Su una sperduta isola dei mari del Nord, brucia l’ inferno della coppia Edgar- Alice, giunta ormai alla soglie delle nozze delle nozze d’argento: entrambi sostanzialmente dei falliti, lui vecchio capitano mai riuscito a diventare maggiore, lei attrice dalla carriera precocemente interrotta al momento di sposarsi. E’ la scena di “Danza macabra“, testo teatrale del 1901 tra i piu’ significativi di August Strindberg ( 1849- 1912), il drammaturgo svedese che, insieme al norvegese Ibsen, esprime senz’altro le vette piu’ alte del teatro scandinavo: in scena al “Quirino“, per la regìa del “mostro sacro” Luca Ronconi, sino al 22 maggio.
Nella traduzione e adattamento di Roberto Alonge, e con una scenografia ( di Marco Rossi) al tempo stesso semplice ma molto curata, che riproduce adeguatamente i due diversi ambienti dell’azione ( una torre sperduta tra le brume nordiche, e l’ ampio salone d’una casa sul mare), e l’ alternarsi di giorno e notte, questa pièce si conferma suggestivamente come passibile di due diverse letture. Edgar e Alice ( due straordinari Giorgio Ferrara e Adriana Asti, marito e moglie anche nella vita) si tormentano a vicenda, in un penoso quanto macabro stillicidio di battute velenose e richiami alla morte: ecco il “senso letterale” ( per dirla col padre Dante) della piece. Ma dopo che è entrato in scena il terzo personaggio, il timido amico di famiglia Kurt, forse amante di Alice (Giovanni Crippa), si capisce che il loro essere lui, Edgar, dispotico e vampirico, e lei la tipica dominatrice d’ uomini, fiera Padrona ( quasi satanica), non corrisponde ad altro che a due ruoli: ottimamente interpretati da due attori mancati, individui profondamente narcisisti la cui vanità, e irresistibile impulso ad entrare in scena, è azionata proprio dall’arrivo di Kurt. Il quale, terzo incomodo, batterà in ritirata non appena si sarà reso conto di non avere in realtà alcun potere nei confronti di quella coppia, d’ essere stato, anzi, nient’ altro che il loro strumento, che gli ha permesso di entrare in scena come desideravano. Alla fine, vedremo i due, Edgar e Alice, tornare tranquillamente nel loro abituale inferno, o meglio, in un cordiale purgatorio: mettendosi addirittura a parlare delle vicine nozze d’argento.

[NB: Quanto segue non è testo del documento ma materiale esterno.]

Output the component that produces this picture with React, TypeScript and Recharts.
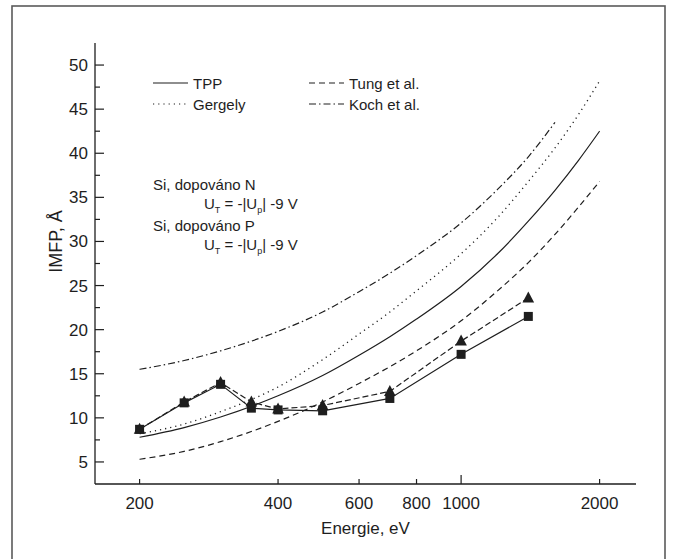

“Banalità del male” (o, piu’ modestamente, del disagio) interconiugale, insomma: ecco l’ essenza d’ un testo dalla forte introspezione psicologica, le cui influenze,a guardar bene, si ritrovano in vari altri successivi, da “Esuli”, di Joyce” (1917) a “L’uomo, la bestia e la virtù’ ” di Pirandello (1919) . Si continua nel grigiore, leggermente mitigato rispetto alle prinme scene del dramma, d’una stabile incomprensione matrimoniale.

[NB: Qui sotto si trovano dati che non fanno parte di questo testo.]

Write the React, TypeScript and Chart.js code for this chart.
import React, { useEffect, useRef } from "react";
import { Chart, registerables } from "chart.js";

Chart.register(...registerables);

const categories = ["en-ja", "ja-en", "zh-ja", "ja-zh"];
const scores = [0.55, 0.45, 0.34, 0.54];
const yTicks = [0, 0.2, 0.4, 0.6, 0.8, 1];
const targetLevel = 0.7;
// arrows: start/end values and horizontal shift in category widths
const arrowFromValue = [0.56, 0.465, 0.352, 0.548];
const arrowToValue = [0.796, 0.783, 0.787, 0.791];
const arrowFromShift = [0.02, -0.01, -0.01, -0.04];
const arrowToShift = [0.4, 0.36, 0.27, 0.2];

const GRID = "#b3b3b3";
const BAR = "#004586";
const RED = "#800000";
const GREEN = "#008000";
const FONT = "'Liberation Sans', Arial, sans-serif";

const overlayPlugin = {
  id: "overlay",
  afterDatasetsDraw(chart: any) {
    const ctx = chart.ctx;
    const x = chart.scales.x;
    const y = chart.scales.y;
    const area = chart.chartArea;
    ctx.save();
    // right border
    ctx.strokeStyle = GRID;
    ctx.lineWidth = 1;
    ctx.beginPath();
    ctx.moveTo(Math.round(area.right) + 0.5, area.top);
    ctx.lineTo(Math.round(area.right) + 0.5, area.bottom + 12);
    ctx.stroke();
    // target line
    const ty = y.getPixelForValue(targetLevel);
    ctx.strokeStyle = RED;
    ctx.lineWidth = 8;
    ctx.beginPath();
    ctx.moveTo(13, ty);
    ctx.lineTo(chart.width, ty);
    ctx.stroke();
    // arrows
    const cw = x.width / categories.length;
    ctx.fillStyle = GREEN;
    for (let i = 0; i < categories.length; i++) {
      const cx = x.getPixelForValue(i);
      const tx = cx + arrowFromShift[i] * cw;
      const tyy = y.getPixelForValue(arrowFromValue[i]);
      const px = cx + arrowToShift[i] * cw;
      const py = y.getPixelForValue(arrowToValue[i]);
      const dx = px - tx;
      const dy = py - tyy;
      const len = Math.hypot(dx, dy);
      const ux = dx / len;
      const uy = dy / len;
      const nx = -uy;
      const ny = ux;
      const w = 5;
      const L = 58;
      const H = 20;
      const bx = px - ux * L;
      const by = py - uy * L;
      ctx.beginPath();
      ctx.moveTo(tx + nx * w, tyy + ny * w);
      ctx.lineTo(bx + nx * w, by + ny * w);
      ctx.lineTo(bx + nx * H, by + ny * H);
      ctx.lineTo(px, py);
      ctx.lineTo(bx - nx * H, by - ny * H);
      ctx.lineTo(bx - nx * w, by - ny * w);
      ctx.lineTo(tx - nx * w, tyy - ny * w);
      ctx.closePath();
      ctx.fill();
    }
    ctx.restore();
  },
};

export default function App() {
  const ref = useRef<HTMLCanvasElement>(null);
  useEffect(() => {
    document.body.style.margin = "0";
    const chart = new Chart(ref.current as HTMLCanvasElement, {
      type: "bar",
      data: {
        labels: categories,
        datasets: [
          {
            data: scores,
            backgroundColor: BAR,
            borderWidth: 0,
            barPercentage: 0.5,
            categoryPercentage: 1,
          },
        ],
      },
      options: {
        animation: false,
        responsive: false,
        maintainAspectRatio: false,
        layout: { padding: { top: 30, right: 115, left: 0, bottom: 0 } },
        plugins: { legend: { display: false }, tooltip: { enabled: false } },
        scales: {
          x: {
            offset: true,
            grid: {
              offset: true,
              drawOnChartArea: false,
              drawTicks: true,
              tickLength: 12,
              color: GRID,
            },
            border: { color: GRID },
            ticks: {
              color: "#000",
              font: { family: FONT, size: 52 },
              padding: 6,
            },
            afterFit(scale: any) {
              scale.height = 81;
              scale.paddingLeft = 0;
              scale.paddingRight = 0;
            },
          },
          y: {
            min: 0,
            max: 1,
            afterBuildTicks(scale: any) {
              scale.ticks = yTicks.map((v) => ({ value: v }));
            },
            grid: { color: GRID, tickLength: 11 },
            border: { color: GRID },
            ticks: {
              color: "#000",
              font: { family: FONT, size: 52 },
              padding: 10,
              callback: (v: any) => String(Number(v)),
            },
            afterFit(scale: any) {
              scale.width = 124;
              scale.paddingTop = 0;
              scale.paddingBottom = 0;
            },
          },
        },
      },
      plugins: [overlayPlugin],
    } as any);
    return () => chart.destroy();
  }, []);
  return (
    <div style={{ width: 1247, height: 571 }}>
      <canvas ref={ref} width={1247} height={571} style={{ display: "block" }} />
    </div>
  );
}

Straordinari gli interpreti; mentre non possiamo non notare la forte, singolare somiglianza fisica tra Giorgio/Edgar e il Lev Tolstoj degli ultimi anni, anche lui arroccato tra le brume, nella sua Jasnaja Poljana. Chissà che Strindberg, scrivendo la pièce, non abbia pensato anche appunto all’ autore di “Guerra e pace”, da anni notoriamente tormentato dai dissidi con la pur amata moglie Sofia Behrs. Ma mentre il capitano di “Danza macabra” alla fine riprendeva tranquillamente la sua danza, in realtà assai poco macabra, il vecchio Tolstoj, nove anni dopo questo dramma di Strindberg, insieme al fido medico personale avrebbe deciso di chiudere una volta per tutte il dissidio con Sofia e con i figli: partendo, in un gelido novembre russo, per il suo ultimo viaggio, verso quella mediatica morte nella sperduta stazioncina ferroviaria di Astapovo.